— begin ROWS —
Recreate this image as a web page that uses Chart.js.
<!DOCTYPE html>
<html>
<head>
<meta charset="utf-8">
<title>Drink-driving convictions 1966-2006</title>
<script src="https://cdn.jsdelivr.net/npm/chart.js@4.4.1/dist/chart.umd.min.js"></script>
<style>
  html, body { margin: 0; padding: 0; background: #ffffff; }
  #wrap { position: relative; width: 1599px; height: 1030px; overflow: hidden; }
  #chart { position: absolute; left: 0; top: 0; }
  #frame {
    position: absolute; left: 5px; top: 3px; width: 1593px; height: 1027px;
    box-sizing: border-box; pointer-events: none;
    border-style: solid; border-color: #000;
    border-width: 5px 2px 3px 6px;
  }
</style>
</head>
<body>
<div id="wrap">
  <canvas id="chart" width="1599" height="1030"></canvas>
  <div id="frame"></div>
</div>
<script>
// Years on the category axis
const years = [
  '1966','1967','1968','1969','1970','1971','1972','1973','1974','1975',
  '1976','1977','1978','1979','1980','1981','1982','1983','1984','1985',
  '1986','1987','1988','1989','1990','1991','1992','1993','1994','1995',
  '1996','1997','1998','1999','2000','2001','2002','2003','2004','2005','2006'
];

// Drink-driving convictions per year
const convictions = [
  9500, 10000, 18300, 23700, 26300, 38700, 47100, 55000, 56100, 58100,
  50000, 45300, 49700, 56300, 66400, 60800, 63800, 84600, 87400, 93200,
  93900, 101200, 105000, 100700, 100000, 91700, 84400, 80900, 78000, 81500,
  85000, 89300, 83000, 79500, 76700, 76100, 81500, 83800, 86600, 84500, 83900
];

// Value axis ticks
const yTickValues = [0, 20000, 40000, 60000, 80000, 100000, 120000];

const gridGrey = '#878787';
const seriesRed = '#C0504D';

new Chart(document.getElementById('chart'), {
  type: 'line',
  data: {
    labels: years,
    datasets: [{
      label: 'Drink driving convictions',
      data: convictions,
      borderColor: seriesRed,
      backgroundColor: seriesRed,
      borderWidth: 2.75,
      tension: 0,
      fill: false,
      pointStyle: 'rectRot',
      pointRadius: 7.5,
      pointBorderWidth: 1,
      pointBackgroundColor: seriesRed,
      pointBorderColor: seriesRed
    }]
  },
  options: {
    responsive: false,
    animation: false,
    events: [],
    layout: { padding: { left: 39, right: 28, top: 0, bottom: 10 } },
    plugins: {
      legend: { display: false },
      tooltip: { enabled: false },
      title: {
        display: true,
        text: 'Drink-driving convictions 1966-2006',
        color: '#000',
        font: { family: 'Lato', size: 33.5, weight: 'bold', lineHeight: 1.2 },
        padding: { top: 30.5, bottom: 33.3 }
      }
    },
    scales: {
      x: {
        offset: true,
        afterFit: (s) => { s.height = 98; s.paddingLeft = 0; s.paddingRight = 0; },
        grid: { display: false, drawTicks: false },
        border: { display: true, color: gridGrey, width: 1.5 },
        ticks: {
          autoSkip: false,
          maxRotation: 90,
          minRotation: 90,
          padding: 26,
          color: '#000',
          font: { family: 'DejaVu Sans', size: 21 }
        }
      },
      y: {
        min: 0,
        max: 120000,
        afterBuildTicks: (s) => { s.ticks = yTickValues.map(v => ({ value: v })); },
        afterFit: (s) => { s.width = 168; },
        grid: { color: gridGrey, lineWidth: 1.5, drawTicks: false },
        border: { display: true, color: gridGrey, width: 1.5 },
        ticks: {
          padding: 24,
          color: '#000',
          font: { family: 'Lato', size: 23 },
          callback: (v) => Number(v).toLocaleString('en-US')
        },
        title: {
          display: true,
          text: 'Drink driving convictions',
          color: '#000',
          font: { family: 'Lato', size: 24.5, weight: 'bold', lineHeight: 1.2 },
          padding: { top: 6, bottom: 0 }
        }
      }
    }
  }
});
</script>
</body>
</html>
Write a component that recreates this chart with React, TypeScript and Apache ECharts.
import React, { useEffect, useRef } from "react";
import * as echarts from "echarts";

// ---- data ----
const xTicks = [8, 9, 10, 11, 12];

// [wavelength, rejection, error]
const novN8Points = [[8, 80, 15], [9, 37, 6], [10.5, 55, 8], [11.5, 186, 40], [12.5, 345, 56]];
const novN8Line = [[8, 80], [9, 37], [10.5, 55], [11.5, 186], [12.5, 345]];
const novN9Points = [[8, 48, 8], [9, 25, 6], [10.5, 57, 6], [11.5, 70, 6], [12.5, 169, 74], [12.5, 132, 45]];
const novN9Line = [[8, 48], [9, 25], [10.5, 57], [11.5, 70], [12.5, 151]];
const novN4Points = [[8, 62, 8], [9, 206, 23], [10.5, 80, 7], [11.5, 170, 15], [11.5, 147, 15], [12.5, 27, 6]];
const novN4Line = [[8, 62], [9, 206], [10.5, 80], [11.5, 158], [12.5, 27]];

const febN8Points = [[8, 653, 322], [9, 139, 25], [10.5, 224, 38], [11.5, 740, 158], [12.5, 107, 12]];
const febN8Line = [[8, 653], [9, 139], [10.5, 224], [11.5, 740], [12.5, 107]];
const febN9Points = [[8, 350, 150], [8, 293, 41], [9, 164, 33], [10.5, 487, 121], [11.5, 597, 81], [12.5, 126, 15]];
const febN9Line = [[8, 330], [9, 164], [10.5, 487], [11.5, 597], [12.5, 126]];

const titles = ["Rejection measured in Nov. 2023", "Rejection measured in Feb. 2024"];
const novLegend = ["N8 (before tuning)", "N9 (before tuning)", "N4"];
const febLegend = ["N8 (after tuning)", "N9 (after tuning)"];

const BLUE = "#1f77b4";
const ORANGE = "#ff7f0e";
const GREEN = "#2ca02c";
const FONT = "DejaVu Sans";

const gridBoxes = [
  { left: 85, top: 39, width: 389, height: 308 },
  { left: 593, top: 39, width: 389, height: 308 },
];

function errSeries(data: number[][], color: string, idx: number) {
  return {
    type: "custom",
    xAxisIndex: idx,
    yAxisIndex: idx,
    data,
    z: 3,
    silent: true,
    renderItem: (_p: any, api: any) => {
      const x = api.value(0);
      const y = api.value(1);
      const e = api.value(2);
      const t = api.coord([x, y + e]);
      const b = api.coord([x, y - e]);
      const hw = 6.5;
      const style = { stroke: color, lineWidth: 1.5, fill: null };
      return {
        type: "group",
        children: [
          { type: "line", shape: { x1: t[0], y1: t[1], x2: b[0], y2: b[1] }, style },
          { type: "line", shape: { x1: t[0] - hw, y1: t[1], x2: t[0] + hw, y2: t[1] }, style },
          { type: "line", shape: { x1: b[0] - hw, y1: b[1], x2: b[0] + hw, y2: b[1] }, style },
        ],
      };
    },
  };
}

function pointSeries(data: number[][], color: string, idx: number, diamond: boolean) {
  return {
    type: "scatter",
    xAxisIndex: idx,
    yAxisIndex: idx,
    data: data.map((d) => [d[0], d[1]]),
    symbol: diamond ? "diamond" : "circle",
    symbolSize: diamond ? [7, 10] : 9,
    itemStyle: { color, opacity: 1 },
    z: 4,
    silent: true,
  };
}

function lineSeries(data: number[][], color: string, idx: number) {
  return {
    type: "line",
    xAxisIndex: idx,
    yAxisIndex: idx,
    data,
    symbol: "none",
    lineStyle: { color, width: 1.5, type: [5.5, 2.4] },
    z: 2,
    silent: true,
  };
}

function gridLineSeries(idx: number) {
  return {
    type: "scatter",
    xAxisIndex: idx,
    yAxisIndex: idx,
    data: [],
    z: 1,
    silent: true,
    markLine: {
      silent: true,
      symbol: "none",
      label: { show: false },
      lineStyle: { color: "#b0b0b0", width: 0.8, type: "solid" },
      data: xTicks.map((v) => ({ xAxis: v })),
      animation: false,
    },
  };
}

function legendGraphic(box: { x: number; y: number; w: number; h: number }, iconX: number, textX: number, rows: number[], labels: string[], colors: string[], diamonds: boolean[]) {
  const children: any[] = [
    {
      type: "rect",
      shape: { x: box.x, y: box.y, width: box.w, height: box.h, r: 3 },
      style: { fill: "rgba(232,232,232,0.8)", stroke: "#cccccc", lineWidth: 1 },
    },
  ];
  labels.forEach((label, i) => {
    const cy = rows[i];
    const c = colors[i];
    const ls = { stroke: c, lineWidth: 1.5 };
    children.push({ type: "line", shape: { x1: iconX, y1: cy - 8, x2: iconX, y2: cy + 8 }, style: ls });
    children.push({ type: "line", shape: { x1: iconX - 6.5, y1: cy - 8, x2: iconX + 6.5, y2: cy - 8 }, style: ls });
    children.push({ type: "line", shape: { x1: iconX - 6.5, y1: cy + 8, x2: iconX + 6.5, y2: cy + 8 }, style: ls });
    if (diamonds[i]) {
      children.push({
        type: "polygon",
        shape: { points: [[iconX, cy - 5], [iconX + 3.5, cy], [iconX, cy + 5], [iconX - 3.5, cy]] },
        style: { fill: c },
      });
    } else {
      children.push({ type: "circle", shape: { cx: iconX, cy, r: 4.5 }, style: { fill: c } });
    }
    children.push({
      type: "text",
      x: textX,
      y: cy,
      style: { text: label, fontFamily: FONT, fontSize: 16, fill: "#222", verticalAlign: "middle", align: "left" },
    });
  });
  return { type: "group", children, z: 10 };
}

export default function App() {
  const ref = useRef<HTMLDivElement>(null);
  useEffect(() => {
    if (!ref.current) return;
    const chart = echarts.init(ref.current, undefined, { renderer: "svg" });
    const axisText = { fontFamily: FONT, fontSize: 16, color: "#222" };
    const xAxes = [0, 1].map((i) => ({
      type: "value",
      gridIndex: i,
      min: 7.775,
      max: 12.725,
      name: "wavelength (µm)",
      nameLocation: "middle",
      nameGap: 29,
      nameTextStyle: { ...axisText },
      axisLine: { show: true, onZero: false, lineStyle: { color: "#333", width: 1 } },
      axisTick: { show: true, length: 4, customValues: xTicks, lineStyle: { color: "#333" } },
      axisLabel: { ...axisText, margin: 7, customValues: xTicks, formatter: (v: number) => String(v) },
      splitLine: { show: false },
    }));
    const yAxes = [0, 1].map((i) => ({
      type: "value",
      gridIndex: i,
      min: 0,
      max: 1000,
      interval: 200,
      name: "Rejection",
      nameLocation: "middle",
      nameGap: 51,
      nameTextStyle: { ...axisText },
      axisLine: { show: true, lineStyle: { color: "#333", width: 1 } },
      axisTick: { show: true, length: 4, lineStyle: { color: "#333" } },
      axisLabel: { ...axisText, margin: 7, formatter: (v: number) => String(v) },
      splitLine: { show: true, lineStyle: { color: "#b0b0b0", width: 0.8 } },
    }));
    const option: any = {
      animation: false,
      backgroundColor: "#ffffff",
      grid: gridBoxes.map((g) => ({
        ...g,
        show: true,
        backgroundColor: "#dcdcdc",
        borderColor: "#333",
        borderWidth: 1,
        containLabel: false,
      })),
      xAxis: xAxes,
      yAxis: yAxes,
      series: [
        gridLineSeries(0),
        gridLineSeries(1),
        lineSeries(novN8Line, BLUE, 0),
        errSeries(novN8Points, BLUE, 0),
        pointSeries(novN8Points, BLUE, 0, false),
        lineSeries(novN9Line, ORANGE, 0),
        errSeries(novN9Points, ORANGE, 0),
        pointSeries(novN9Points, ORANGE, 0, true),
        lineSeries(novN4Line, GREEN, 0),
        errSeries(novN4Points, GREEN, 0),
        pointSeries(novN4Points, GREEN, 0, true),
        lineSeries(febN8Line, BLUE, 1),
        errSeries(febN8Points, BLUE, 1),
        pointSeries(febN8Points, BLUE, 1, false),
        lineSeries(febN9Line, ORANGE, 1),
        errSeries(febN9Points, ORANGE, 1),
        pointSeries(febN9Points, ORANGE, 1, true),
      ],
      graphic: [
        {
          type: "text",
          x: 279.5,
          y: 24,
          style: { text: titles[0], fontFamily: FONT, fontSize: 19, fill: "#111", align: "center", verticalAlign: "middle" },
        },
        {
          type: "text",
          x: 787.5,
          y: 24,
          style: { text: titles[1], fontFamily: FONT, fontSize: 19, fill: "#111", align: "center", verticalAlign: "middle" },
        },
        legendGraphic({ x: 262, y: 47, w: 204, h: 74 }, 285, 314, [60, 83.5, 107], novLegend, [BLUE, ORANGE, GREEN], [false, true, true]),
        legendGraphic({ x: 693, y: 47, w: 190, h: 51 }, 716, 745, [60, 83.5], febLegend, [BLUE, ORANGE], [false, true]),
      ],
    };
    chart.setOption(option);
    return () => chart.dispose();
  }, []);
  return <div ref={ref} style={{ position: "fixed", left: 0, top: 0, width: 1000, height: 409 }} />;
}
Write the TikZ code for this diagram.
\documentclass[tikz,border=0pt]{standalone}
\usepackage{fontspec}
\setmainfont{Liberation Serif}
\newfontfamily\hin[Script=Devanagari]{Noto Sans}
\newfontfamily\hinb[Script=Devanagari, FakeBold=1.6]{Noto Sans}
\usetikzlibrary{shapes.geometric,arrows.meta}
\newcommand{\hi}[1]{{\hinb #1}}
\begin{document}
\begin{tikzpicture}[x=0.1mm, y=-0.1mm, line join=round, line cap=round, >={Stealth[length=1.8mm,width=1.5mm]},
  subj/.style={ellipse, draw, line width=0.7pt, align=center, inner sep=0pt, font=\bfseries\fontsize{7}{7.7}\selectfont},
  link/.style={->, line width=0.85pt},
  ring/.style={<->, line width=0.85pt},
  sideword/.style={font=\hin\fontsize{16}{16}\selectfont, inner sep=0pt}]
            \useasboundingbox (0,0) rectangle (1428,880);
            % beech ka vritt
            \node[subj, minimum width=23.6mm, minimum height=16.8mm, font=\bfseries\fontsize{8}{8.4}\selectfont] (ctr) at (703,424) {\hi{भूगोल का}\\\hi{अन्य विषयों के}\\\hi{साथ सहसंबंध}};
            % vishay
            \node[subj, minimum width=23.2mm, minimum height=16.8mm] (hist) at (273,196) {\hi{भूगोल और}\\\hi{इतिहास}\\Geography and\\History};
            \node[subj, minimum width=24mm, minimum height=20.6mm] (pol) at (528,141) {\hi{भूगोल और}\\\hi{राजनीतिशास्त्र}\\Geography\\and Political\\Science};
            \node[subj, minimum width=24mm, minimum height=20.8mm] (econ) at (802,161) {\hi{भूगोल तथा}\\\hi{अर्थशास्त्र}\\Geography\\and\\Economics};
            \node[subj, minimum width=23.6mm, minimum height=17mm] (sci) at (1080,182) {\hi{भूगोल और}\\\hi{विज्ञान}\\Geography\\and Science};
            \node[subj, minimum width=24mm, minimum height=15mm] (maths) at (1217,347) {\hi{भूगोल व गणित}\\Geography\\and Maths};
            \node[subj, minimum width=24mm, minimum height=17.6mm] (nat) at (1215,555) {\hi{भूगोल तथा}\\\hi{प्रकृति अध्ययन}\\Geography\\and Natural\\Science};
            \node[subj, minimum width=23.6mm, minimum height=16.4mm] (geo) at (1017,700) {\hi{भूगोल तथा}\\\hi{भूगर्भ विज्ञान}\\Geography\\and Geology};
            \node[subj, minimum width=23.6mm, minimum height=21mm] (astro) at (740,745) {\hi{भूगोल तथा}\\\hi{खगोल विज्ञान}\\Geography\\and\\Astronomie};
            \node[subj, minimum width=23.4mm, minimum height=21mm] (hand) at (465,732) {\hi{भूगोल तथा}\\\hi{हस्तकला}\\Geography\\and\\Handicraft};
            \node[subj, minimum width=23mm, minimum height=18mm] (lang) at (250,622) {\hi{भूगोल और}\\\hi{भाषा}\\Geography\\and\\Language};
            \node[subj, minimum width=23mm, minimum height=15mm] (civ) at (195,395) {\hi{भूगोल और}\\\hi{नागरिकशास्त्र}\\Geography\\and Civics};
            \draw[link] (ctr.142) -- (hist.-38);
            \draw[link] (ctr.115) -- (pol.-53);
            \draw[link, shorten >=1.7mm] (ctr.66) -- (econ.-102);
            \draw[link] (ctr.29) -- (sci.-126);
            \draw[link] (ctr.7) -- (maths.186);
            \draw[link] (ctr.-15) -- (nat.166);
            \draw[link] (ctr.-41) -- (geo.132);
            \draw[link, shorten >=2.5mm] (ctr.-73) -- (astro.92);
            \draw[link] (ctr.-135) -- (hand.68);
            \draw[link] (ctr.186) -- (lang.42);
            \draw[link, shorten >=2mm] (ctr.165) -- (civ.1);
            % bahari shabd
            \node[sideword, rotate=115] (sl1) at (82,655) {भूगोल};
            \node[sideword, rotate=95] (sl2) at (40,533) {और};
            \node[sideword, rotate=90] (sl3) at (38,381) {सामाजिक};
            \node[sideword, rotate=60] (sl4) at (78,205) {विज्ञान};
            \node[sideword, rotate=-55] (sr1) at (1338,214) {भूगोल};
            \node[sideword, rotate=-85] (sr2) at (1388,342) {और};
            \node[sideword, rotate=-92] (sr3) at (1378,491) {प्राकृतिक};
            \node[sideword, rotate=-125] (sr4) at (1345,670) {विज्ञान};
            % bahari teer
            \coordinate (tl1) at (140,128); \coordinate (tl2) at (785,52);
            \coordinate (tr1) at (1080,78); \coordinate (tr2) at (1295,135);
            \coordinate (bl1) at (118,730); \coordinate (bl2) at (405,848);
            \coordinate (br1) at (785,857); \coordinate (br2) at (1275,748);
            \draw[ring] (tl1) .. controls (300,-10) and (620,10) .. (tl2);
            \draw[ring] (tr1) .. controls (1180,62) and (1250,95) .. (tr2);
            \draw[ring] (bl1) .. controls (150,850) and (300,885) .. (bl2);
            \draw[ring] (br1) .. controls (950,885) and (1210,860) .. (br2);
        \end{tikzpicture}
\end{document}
— end ROWS —
**TASK PROMPT**
Pick out the lines that have the word "Write". Copy them all.

**CORRECT RESPONSE**
Write a component that recreates this chart with React, TypeScript and Apache ECharts.
Write the TikZ code for this diagram.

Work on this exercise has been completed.